→ Data excerpt
<<<<
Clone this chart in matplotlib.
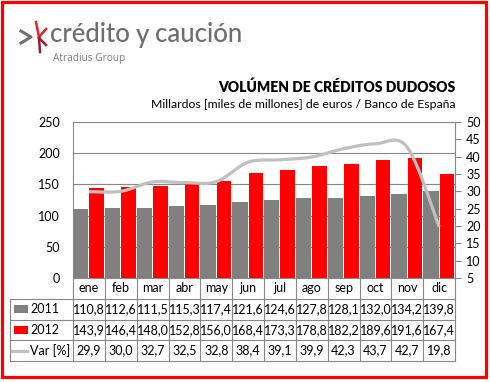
import matplotlib
matplotlib.use("Agg")
import matplotlib.pyplot as plt
from matplotlib.patches import Rectangle
from matplotlib.lines import Line2D
import numpy as np

plt.rcParams['font.family'] = ['Lato', 'DejaVu Sans']

months = ["ene", "feb", "mar", "abr", "may", "jun", "jul", "ago", "sep", "oct", "nov", "dic"]
v2011 = [110.8, 112.6, 111.5, 115.3, 117.4, 121.6, 124.6, 127.8, 128.1, 132.0, 134.2, 139.8]
v2012 = [143.9, 146.4, 148.0, 152.8, 156.0, 168.4, 173.3, 178.8, 182.2, 189.6, 191.6, 167.4]
var_pct = [29.9, 30.0, 32.7, 32.5, 32.8, 38.4, 39.1, 39.9, 42.3, 43.7, 42.7, 19.8]
series_names = ["2011", "2012", "Var [%]"]
left_ticks = [0, 50, 100, 150, 200, 250]
right_ticks = [5, 10, 15, 20, 25, 30, 35, 40, 45, 50]

W, H = 490, 382
fig = plt.figure(figsize=(W / 100, H / 100), dpi=100)
fig.patch.set_facecolor("white")

def fx(x):
    return x / W

def fy(y):
    return 1 - y / H

GRAY = "#808080"
RED = "#FF0000"
LINEC = "#C0C0C0"
GRID = "#878787"

# plot area geometry (pixels)
PL, PR, PT, PB = 73, 455, 122, 278
ax = fig.add_axes([fx(PL), fy(PB), (PR - PL) / W, (PB - PT) / H])
x = np.arange(len(months))
ax.bar(x - 0.257, v2011, width=0.485, color=GRAY, zorder=2)
ax.bar(x + 0.245, v2012, width=0.455, color=RED, zorder=2)
ax.set_xlim(-0.5, 11.5)
ax.set_ylim(0, 250)
ax.set_yticks(left_ticks)
ax.set_xticks([])
ax.tick_params(axis="y", length=0, pad=9.5, labelsize=9, labelcolor="#000000")
ax.yaxis.grid(True, color=GRID, linewidth=0.8, zorder=0)
ax.set_axisbelow(True)
for s in ax.spines.values():
    s.set_color(GRID)
    s.set_linewidth(0.8)

ax2 = ax.twinx()
ax2.set_ylim(5, 50)
ax2.set_yticks(right_ticks)
ax2.tick_params(axis="y", direction="out", length=4, width=0.8, color=GRID, pad=4, labelsize=9)
for s in ax2.spines.values():
    s.set_visible(False)

# smoothed line (Excel-like bezier smoothing), in pixel-proportional coords
sx = (PR - PL) / 12.0
sy = (PB - PT) / 45.0
P = np.column_stack([x * sx, (np.array(var_pct) - 5) * sy])
n = len(P)
pts = []
for i in range(n - 1):
    p0 = P[max(i - 1, 0)]
    p1 = P[i]
    p2 = P[i + 1]
    p3 = P[min(i + 2, n - 1)]
    c1 = p1 + (p2 - p0) / 6.0
    c2 = p2 - (p3 - p1) / 6.0
    t = np.linspace(0, 1, 25)[:, None]
    seg = (1 - t) ** 3 * p1 + 3 * (1 - t) ** 2 * t * c1 + 3 * (1 - t) * t ** 2 * c2 + t ** 3 * p2
    pts.append(seg if i == 0 else seg[1:])
pts = np.vstack(pts)
ax2.plot(pts[:, 0] / sx, pts[:, 1] / sy + 5, color=LINEC, linewidth=2.3, solid_capstyle="butt", zorder=3)

# data table
TL, TB = 10, 361
tab = fig.add_axes([fx(TL), fy(TB), (PR - TL) / W, (TB - PB) / H])
tab.set_axis_off()
catw = (PR - PL) / 12.0
xleft = -0.5 - (PL - TL) / catw
tab.set_xlim(xleft, 11.5)
tab.set_ylim(4, 0)
lw = 0.8
for r in [1, 2, 3, 4]:
    tab.plot([xleft, 11.5], [r, r], color=GRID, lw=lw, clip_on=False)
for k in range(13):
    tab.plot([-0.5 + k, -0.5 + k], [0, 4], color=GRID, lw=lw, clip_on=False)
tab.plot([xleft, xleft], [1, 4], color=GRID, lw=lw, clip_on=False)

fs = 9
for i, m in enumerate(months):
    tab.text(i, 0.5, m, ha="center", va="center", fontsize=fs)
for row, vals in enumerate([v2011, v2012, var_pct], start=1):
    for i, v in enumerate(vals):
        tab.text(i, row + 0.5, f"{v:.1f}".replace(".", ","), ha="center", va="center", fontsize=fs)

rowh = (TB - PB) / 4.0
for row, name in enumerate(series_names, start=1):
    yc = PB + rowh * (row + 0.5)
    fig.text(fx(30), fy(yc), name, ha="left", va="center", fontsize=fs)
    if row < 3:
        col = GRAY if row == 1 else RED
        fig.add_artist(Rectangle((fx(14), fy(yc + 4)), 14 / W, 8 / H, transform=fig.transFigure,
                                 facecolor=col, edgecolor="none"))
    else:
        fig.add_artist(Line2D([fx(12), fx(27)], [fy(yc), fy(yc)], transform=fig.transFigure,
                              color=LINEC, linewidth=2.3))

# titles
fig.text(fx(455), fy(87), "VOLÚMEN DE CRÉDITOS DUDOSOS", ha="right", va="center",
         fontsize=10, fontweight="heavy")
fig.text(fx(455), fy(104), "Millardos [miles de millones] de euros / Banco de España", ha="right",
         va="center", fontsize=8.8)

# logo
logo_kw = dict(ha="left", va="center", fontsize=18.5, color="#6E6E6E", fontweight="medium")
fig.text(fx(50), fy(35), "crédito", **logo_kw)
fig.text(fx(136), fy(35), "y", **logo_kw)
fig.text(fx(155), fy(35), "caución", **logo_kw)
fig.text(fx(53), fy(58), "Atradius Group", ha="left", va="center", fontsize=7.3,
         color="#7A7A7A", family=["Open Sans", "DejaVu Sans"])
fig.add_artist(Line2D([fx(21), fx(31), fx(21)], [fy(31), fy(37), fy(43)], transform=fig.transFigure,
                      color="#707070", linewidth=2.2))
for (x0, y0, x1, y1, c) in [(39, 37, 36, 22, "#E8222A"), (39, 37, 46, 29, "#E8222A"),
                            (39, 38, 46, 45, "#9E1B2E"), (39, 38, 40, 52, "#9E1B2E")]:
    fig.add_artist(Line2D([fx(x0), fx(x1)], [fy(y0), fy(y1)], transform=fig.transFigure,
                          color=c, linewidth=1.8))

# red frame
fig.add_artist(Rectangle((fx(1.5), fy(376.5)), 484 / W, 375 / H, transform=fig.transFigure,
                         facecolor="none", edgecolor=RED, linewidth=2.3))

fig.savefig("out.png", dpi=100, facecolor="white")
>>>>
→ The task
Set the pictures aside and transcribe the data above exactly.

→ Correct response
Clone this chart in matplotlib.
import matplotlib
matplotlib.use("Agg")
import matplotlib.pyplot as plt
from matplotlib.patches import Rectangle
from matplotlib.lines import Line2D
import numpy as np

plt.rcParams['font.family'] = ['Lato', 'DejaVu Sans']

months = ["ene", "feb", "mar", "abr", "may", "jun", "jul", "ago", "sep", "oct", "nov", "dic"]
v2011 = [110.8, 112.6, 111.5, 115.3, 117.4, 121.6, 124.6, 127.8, 128.1, 132.0, 134.2, 139.8]
v2012 = [143.9, 146.4, 148.0, 152.8, 156.0, 168.4, 173.3, 178.8, 182.2, 189.6, 191.6, 167.4]
var_pct = [29.9, 30.0, 32.7, 32.5, 32.8, 38.4, 39.1, 39.9, 42.3, 43.7, 42.7, 19.8]
series_names = ["2011", "2012", "Var [%]"]
left_ticks = [0, 50, 100, 150, 200, 250]
right_ticks = [5, 10, 15, 20, 25, 30, 35, 40, 45, 50]

W, H = 490, 382
fig = plt.figure(figsize=(W / 100, H / 100), dpi=100)
fig.patch.set_facecolor("white")

def fx(x):
    return x / W

def fy(y):
    return 1 - y / H

GRAY = "#808080"
RED = "#FF0000"
LINEC = "#C0C0C0"
GRID = "#878787"

# plot area geometry (pixels)
PL, PR, PT, PB = 73, 455, 122, 278
ax = fig.add_axes([fx(PL), fy(PB), (PR - PL) / W, (PB - PT) / H])
x = np.arange(len(months))
ax.bar(x - 0.257, v2011, width=0.485, color=GRAY, zorder=2)
ax.bar(x + 0.245, v2012, width=0.455, color=RED, zorder=2)
ax.set_xlim(-0.5, 11.5)
ax.set_ylim(0, 250)
ax.set_yticks(left_ticks)
ax.set_xticks([])
ax.tick_params(axis="y", length=0, pad=9.5, labelsize=9, labelcolor="#000000")
ax.yaxis.grid(True, color=GRID, linewidth=0.8, zorder=0)
ax.set_axisbelow(True)
for s in ax.spines.values():
    s.set_color(GRID)
    s.set_linewidth(0.8)

ax2 = ax.twinx()
ax2.set_ylim(5, 50)
ax2.set_yticks(right_ticks)
ax2.tick_params(axis="y", direction="out", length=4, width=0.8, color=GRID, pad=4, labelsize=9)
for s in ax2.spines.values():
    s.set_visible(False)

# smoothed line (Excel-like bezier smoothing), in pixel-proportional coords
sx = (PR - PL) / 12.0
sy = (PB - PT) / 45.0
P = np.column_stack([x * sx, (np.array(var_pct) - 5) * sy])
n = len(P)
pts = []
for i in range(n - 1):
    p0 = P[max(i - 1, 0)]
    p1 = P[i]
    p2 = P[i + 1]
    p3 = P[min(i + 2, n - 1)]
    c1 = p1 + (p2 - p0) / 6.0
    c2 = p2 - (p3 - p1) / 6.0
    t = np.linspace(0, 1, 25)[:, None]
    seg = (1 - t) ** 3 * p1 + 3 * (1 - t) ** 2 * t * c1 + 3 * (1 - t) * t ** 2 * c2 + t ** 3 * p2
    pts.append(seg if i == 0 else seg[1:])
pts = np.vstack(pts)
ax2.plot(pts[:, 0] / sx, pts[:, 1] / sy + 5, color=LINEC, linewidth=2.3, solid_capstyle="butt", zorder=3)

# data table
TL, TB = 10, 361
tab = fig.add_axes([fx(TL), fy(TB), (PR - TL) / W, (TB - PB) / H])
tab.set_axis_off()
catw = (PR - PL) / 12.0
xleft = -0.5 - (PL - TL) / catw
tab.set_xlim(xleft, 11.5)
tab.set_ylim(4, 0)
lw = 0.8
for r in [1, 2, 3, 4]:
    tab.plot([xleft, 11.5], [r, r], color=GRID, lw=lw, clip_on=False)
for k in range(13):
    tab.plot([-0.5 + k, -0.5 + k], [0, 4], color=GRID, lw=lw, clip_on=False)
tab.plot([xleft, xleft], [1, 4], color=GRID, lw=lw, clip_on=False)

fs = 9
for i, m in enumerate(months):
    tab.text(i, 0.5, m, ha="center", va="center", fontsize=fs)
for row, vals in enumerate([v2011, v2012, var_pct], start=1):
    for i, v in enumerate(vals):
        tab.text(i, row + 0.5, f"{v:.1f}".replace(".", ","), ha="center", va="center", fontsize=fs)

rowh = (TB - PB) / 4.0
for row, name in enumerate(series_names, start=1):
    yc = PB + rowh * (row + 0.5)
    fig.text(fx(30), fy(yc), name, ha="left", va="center", fontsize=fs)
    if row < 3:
        col = GRAY if row == 1 else RED
        fig.add_artist(Rectangle((fx(14), fy(yc + 4)), 14 / W, 8 / H, transform=fig.transFigure,
                                 facecolor=col, edgecolor="none"))
    else:
        fig.add_artist(Line2D([fx(12), fx(27)], [fy(yc), fy(yc)], transform=fig.transFigure,
                              color=LINEC, linewidth=2.3))

# titles
fig.text(fx(455), fy(87), "VOLÚMEN DE CRÉDITOS DUDOSOS", ha="right", va="center",
         fontsize=10, fontweight="heavy")
fig.text(fx(455), fy(104), "Millardos [miles de millones] de euros / Banco de España", ha="right",
         va="center", fontsize=8.8)

# logo
logo_kw = dict(ha="left", va="center", fontsize=18.5, color="#6E6E6E", fontweight="medium")
fig.text(fx(50), fy(35), "crédito", **logo_kw)
fig.text(fx(136), fy(35), "y", **logo_kw)
fig.text(fx(155), fy(35), "caución", **logo_kw)
fig.text(fx(53), fy(58), "Atradius Group", ha="left", va="center", fontsize=7.3,
         color="#7A7A7A", family=["Open Sans", "DejaVu Sans"])
fig.add_artist(Line2D([fx(21), fx(31), fx(21)], [fy(31), fy(37), fy(43)], transform=fig.transFigure,
                      color="#707070", linewidth=2.2))
for (x0, y0, x1, y1, c) in [(39, 37, 36, 22, "#E8222A"), (39, 37, 46, 29, "#E8222A"),
                            (39, 38, 46, 45, "#9E1B2E"), (39, 38, 40, 52, "#9E1B2E")]:
    fig.add_artist(Line2D([fx(x0), fx(x1)], [fy(y0), fy(y1)], transform=fig.transFigure,
                          color=c, linewidth=1.8))

# red frame
fig.add_artist(Rectangle((fx(1.5), fy(376.5)), 484 / W, 375 / H, transform=fig.transFigure,
                         facecolor="none", edgecolor=RED, linewidth=2.3))

fig.savefig("out.png", dpi=100, facecolor="white")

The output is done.